Orler, una famiglia di grande arte

La saga dei mercanti originari di Mezzano in Primiero Un tesoro con i maggiori autori moderni e contemporanei


di Giorgio Dal Bosco


MEZZANO. È una vera saga quella degli Orler di Mezzano, prestigiosi mercanti d’arte d’Italia, che hanno creato in Veneto un piccolo impero con acquisti e vendite dei più grandi artisti moderni e contemporanei del mondo.

Se a 16 anni ci si arruola nell’esercito e si va in guerra a rischiare la vita (in questo caso per l’Italia), o si è incoscienti o si ha coraggio da vendere. Ed è proprio il coraggio la qualità eminente che Bepi Orler (1899) di Mezzano del Primiero ha trasmesso ai figli Davide (1931-2010), Cesare, Ermanno (1937-2007) e Carolina avuti con Giulia, sua compaesana, un marcantoni di donna sia nella corporatura che nella personalità. Sono loro, Bepi e Giulia, i nonni di 15 nipoti che attualmente sono titolari di due distinte società ma che tutti assieme rappresentano una delle più potenti famiglie italiane di galleristi. Dei figli di Bepi e Giulia, Carolina è sempre vissuta a Mezzano, Cesare è diventato don Cesare, missionario, il “Robin Hood” della Tanzania, prete che ha vissuto sempre e solo in Africa e per l’Africa, sgranando pochi rosari e lavorando invece tanto e così sollevando dalla miseria nera intere comunità dando ad esse servizi come ospedali e scuole. E’ morto a 61 anni di malaria che l’ha colpito per la terza volta, l’ultima senza scampo. Lasciamo al Cielo la giusta ricompensa ultraterrena a questo uomo e vediamo cosa hanno combinato di altrettanto buono, stavolta sul piano dei guadagni terreni, i suoi fratelli Davide (1931-2010) ed Ermanno (1937-2007).

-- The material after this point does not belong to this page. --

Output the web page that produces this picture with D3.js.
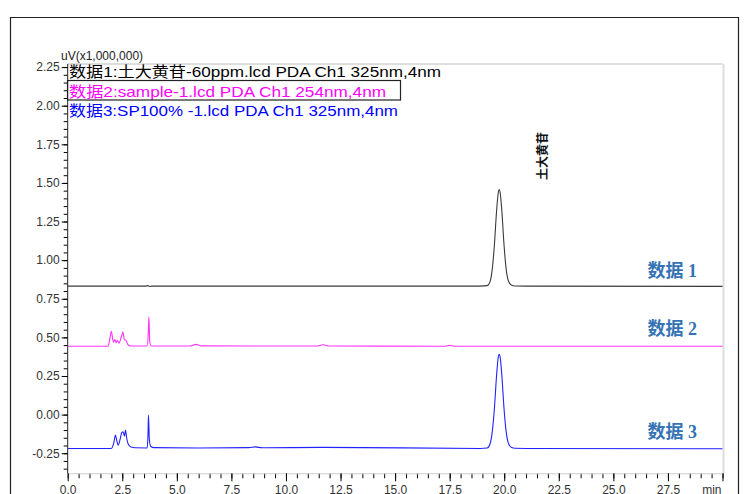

Davide, amico del compaesano Riccardo Schweizer, dopo una visita da ragazzino a Venezia, la città dei suoi sogni di pittore, va in Marina per otto anni come volontario e lì sulle navi è un marinaio che fa il pittore con ogni mezzo che gli capita tra le mani. Il mare in tempesta o il mare piatto come una tavola continua ad ispirarlo, provocandogli indirettamente la nostalgia per Mezzano, di cui dipinge tele su tele. Nascono così improbabili ma splendidi dipinti in cui i paesaggi del Primiero si colorano di tinte e luci marine. Da marinaio, in quegli otto anni di ferma, è spettatore anche di alcune tragedie che, secondo l’interpretazione di alcuni critici, sono alla base dei tanti interrogativi morali, intellettuali, religiosi causa. a loro volta. della sua instabilità di ispirazione, delle incertezze, rabbie, amori e odi e capriole tecnicopittoriche.

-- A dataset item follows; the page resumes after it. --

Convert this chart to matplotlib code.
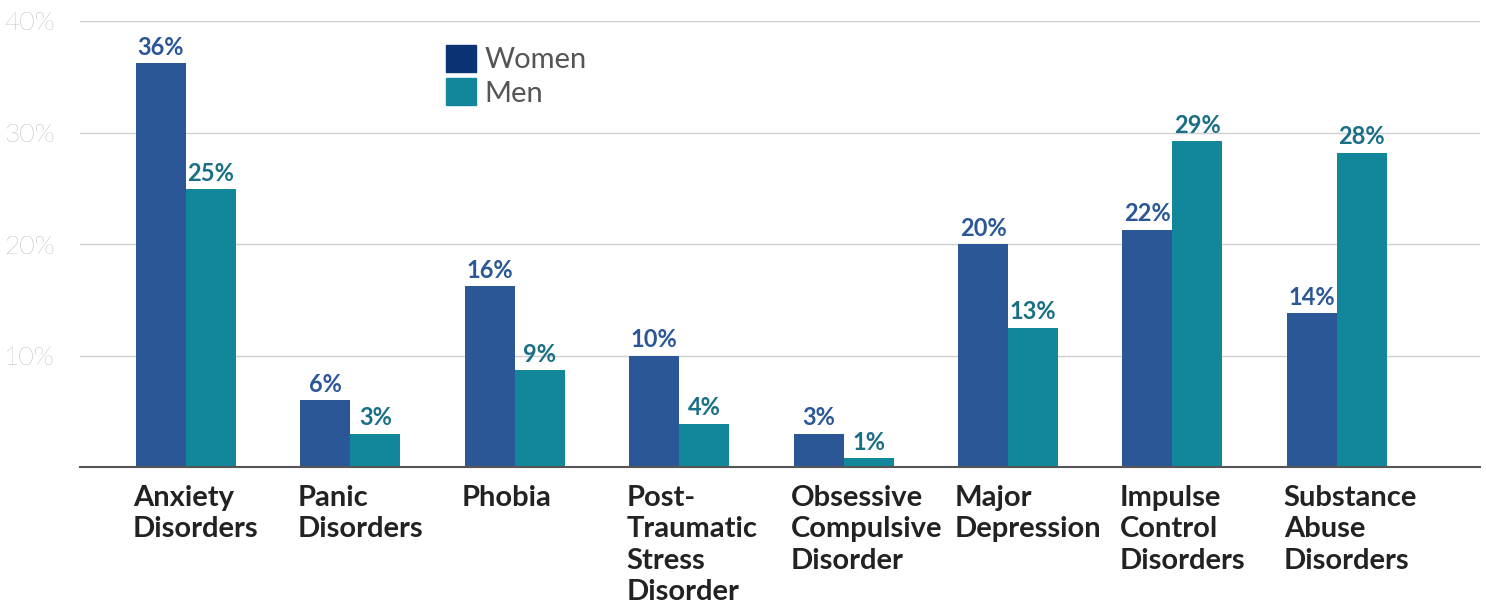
import matplotlib.pyplot as plt
import numpy as np
from matplotlib.patches import Patch

categories = ["Anxiety\nDisorders", "Panic\nDisorders", "Phobia", "Post-\nTraumatic\nStress\nDisorder",
              "Obsessive\nCompulsive\nDisorder", "Major\nDepression", "Impulse\nControl\nDisorders",
              "Substance\nAbuse\nDisorders"]
women = [36.2, 6.0, 16.2, 10.0, 3.0, 20.0, 21.3, 13.8]
men = [24.9, 3.0, 8.7, 3.9, 0.8, 12.5, 29.2, 28.2]
women_labels = ["36%", "6%", "16%", "10%", "3%", "20%", "22%", "14%"]
men_labels = ["25%", "3%", "9%", "4%", "1%", "13%", "29%", "28%"]
yticks = [10, 20, 30, 40]

plt.rcParams['font.family'] = ['Lato', 'DejaVu Sans']

fig = plt.figure(figsize=(14.86, 6.04), dpi=100)
ax = fig.add_axes([80/1486, 1-467/604, 1400/1486, 446/604])

step = 164.4  # pixels between groups
x = np.arange(len(categories))
w = 50/step
ax.bar(x - w/2, women, w, color="#2B5797")
ax.bar(x + w/2, men, w, color="#12879B")

for i in range(len(categories)):
    ax.annotate(women_labels[i], (x[i] - w/2, women[i]), xytext=(0, 3), textcoords="offset points",
                ha="center", va="bottom", fontsize=17, fontweight="bold", color="#2B5797")
    ax.annotate(men_labels[i], (x[i] + w/2, men[i]), xytext=(0, 3), textcoords="offset points",
                ha="center", va="bottom", fontsize=17, fontweight="bold", color="#1A6F86")
    ax.text(x[i] - w - 3/step, -1.6, categories[i], ha="left", va="top", fontsize=21,
            fontweight="bold", color="#222222", linespacing=1.26)

ax.set_xlim((80-186)/step, (1480-186)/step)
ax.set_ylim(0, 40)
ax.set_yticks(yticks)
ax.set_yticklabels([f"{t}%" for t in yticks])
ax.tick_params(axis="y", length=0, pad=18, labelsize=19, labelcolor="#8A8A8A")
for lab in ax.get_yticklabels():
    lab.set_fontweight("light")
ax.set_xticks([])
ax.grid(axis="y", color="#D0D0D0", linewidth=1)
ax.set_axisbelow(True)
for s in ["top", "right", "left"]:
    ax.spines[s].set_visible(False)
ax.spines["bottom"].set_color("#555555")
ax.spines["bottom"].set_linewidth(1.5)

handles = [Patch(color="#0B3273", label="Women"), Patch(color="#12879B", label="Men")]
ax.legend(handles=handles, loc="upper left", bbox_to_anchor=((446-80)/1400, 1-24/446),
          frameon=False, fontsize=21, handlelength=1.03, handleheight=1.03, handletextpad=0.3,
          labelspacing=0.17, borderpad=0, borderaxespad=0, labelcolor="#555555")

fig.savefig("out.png", dpi=100)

Quando ritorna a Mezzano riallaccia i rapporti con Riccardo Schweizer con cui prosegue ad intrecciare interessi e discussioni sull’attualità e sul futuro della pittura. Si arrabatta per vendere i suoi quadri, ma il futuro è incerto. Nel 1958 - e questo è uno dei suoi acuti - tiene una personale a Parigi ammirata da colossi della cultura come Picasso, Jacques Prevert, Jean Cocteau. E’davvero un successo.

Nel frattempo suo fratello Ermanno (1937-2007), sei anni più giovane, dal piglio più concreto, va al sodo. Come la madre ha una corporatura da Carnera. Inizia a lavorare come panettiere a nove anni. Poi si procura qualche lira come cercatore di funghi e infine, a 16 anni, - siamo nel 1953 e suo frat. ello è in Marina – emigra in Francia come tagliaboschi. Nella squadra di quei nerboruti lavoratori lui è il “bocia”, ma sa produrre più di tutti gli altri. Anziché approfittarne cinicamente, i colleghi lo beneficiano di qualsiasi aiuto tanto che alla fine del triennio d’oltralpe Ermanno può tornare a Mezzano con un bel gruzzolo, che versa quasi per intero in casa.

Ne conserva una parte perché con il fratello Davide, che nel frattempo è tornato dal mare e vuole assolutamente sfondare nella pittura, progetta (1956) il futuro in coppia in quel campo. Lui, Ermanno, avendo grande dimestichezza con il legno, sa tagliarlo, levigarlo e smussarlo. Insomma, ci sa fare. Perché non andare a Venezia e aprire un laboratorio di cornici? Davide, sa tenere in mano il pennello dal verso giusto. Lì a Venezia– fantasticano i due – ci potrebbe essere vantaggio per entrambi: Davide entrerebbe nel mondo eccelso veneziano degli artisti e lui, Ermanno, gli farebbe da spalla incorniciando le sue tele e quelle dei colleghi.